I definitely agree. I'd use to word gritty more to describe the Marks than the Rectos too. I will repeat, the Road Kind/Roadster is absolutely NOT the same as a 'Rectifier'.


----------



## Rook (Jan 10, 2011)

7 Dying Trees said:


> That pretty much is a good summary, excellent  I have been swaying towards the roadking due to liking rectifiers, still want to try both though.
> 
> What is the roadking like for lead?



Great, very versatile, and despite some of the responses here, the Road stuff really can sing. I find it saturates beautifully, nothing like a Recto which always remains fizzy.

Take it from John Petrucci - the guy released his solo album and chose the Road King to use for the entire album. EVERYTHING you hear on that album is Road King (1, not 2). I'd seriously look into the Roadster since your British and RK's cost a bloody bomb. If you did want a RK, consider importing one from the USA (used most likely), they allegedly sound better but I have no evidence of that. Something to do with the mains transformer.


----------



## pathos45 (Jan 10, 2011)

SSK0909 said:


> I would probably pick up a used Mark Iv
> 
> Pros:
> 
> ...


 
The clean channel on the mark iv to the mark v is apples to oranges...Other than a fender clean i have found the Mark v clean to be the cleanest sounding to my ears, yes the bold mode is basied off the mark iv but with HUGE upgrades. The Crunch channel on the mark iv is useless, it sounds like garbage wheres the crunch channel on the mark v u can go from fender tweed sound right to marshall jcm tone with the "crunch" setting then u get great santana tone with the mark i mode. Channel 3 i have found to be about the same, yes theres little diffrences here and there but if you really sit down and try to make the mark v sound like a mark iv's lead channel exspeically in the "extreem" mode they can get VERY close.
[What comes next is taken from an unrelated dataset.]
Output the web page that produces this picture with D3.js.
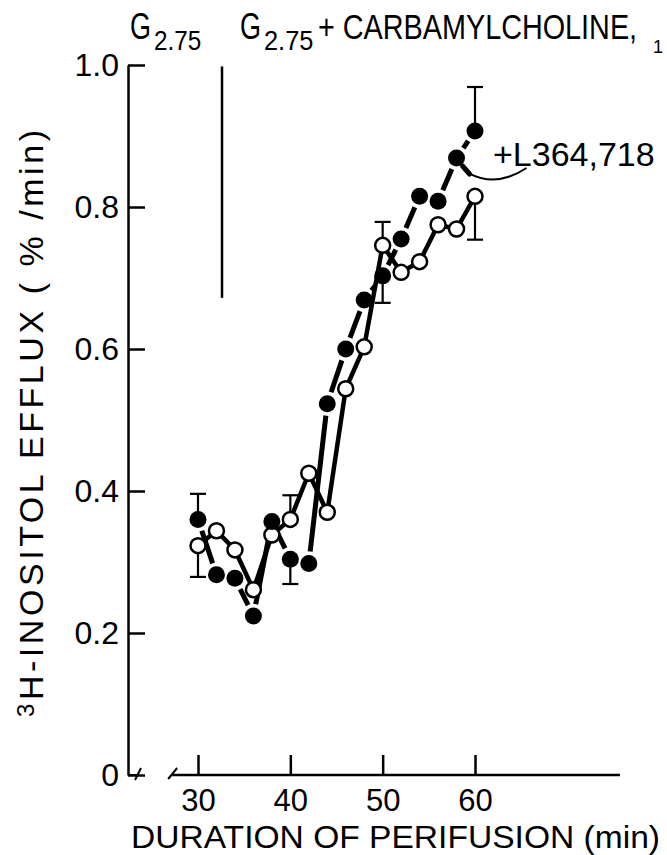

I had the same problem back when the mark vs came out to either get a mark v or the roadster/king and it came down to the mark having the on board eq that did it for me. Yes they both sound very diffrent between one another but i like both tones u can get from them. Plus the multi-watt isnt useless, when u switch down in wattage its changing the wiring of the entire amp, which means u gotta have diffrent settings from 90 watt-10 watt as dropping it down to 10 watts gives it a a class rating and has great early breakup in the tubes, you just gotta re do your settings. 

The only thing i disliked about my mark v when i had it was it couldent mix tubes like the iv did, some people said to do it as it wouldent hurt the amp unless you dropped down to 45-10 watts. But when i emailed mesa they said not to do this as it would void the warrenty. My only beef with the mark v.

Now with the suggestion of getting a mark iv and a roadster is actully a very good suggestion as you could either a/b the amps, or even slave one into the other (mark into the road's power amp section allowing to run el43s-6l6 at teh same time). 

I regret selling my mark v alot, just money was needed else where. When i do have enough again to buy another amp its def a toss up between the mark v and axe, yes the axe is amazing and has every sound u could want but the mark v just has that tone that i dont think any modeler could ever replecate.


----------



## grindgod (Jan 12, 2011)

I thought at first the MKV was gonna be a great amp, but when I sat down with it for a couple hours and several different guitars, I discovered I like 2 tones all together. The clean was great, and the MK2C simulator was also great. The entirety of channel 3 was lacking in substance and punch IMO. The MK4 setting sounded nothing like my MK4, and the extreme was mushy. Wasnt impressed.....I love my MKIV and MKIII, Thats all I need....

Now The roadking seemed a nice versitle amp easy to dial in tones quickly, without the fizz of other rectifiers. I only wish they would put the 5 band on it, then Id sell everything and get one....All 4 channels had good tight clean usable tones....

......And thats my 2 cents. Good luck on your search


----------



## SirMyghin (Jan 12, 2011)

grindgod said:


> I thought at first the MKV was gonna be a great amp, but when I sat down with it for a couple hours and several different guitars, I discovered I like 2 tones all together. The clean was great, and the MK2C simulator was also great. The entirety of channel 3 was lacking in substance and punch IMO. The MK4 setting sounded nothing like my MK4, and the extreme was mushy. Wasnt impressed.....I love my MKIV and MKIII, Thats all I need....



Channel 3 is very hard to get a feel for, it takes time and practice, more than a few hours. Mk4 mode set up is my high gain tight rhythm and smooth lead all in one. It is definitely not mushy in the least, infact I put it on triode over pentode to help relieve some of the attack. The amp is a little more complicated than sit down and dial it in first try. It was the hardest channel to get what you want out of to boot.


----------



## Rook (Jan 13, 2011)

SirMyghin said:


> Channel 3 is very hard to get a feel for, it takes time and practice, more than a few hours. Mk4 mode set up is my high gain tight rhythm and smooth lead all in one. It is definitely not mushy in the least, infact I put it on triode over pentode to help relieve some of the attack. The amp is a little more complicated than sit down and dial it in first try. It was the hardest channel to get what you want out of to boot.





Absolutely.


----------



## Rook (Jan 13, 2011)

EDIT: Repost; stupid iPhone...


----------



## grindgod (Jan 14, 2011)

Im sure I will mess with it more next time I see one. Im a Mark series fan to the bone, so next time I run into one Ill tweek more. 

Its hard to find an amp that competes with my old MKIII tho. Its got some magic there....


----------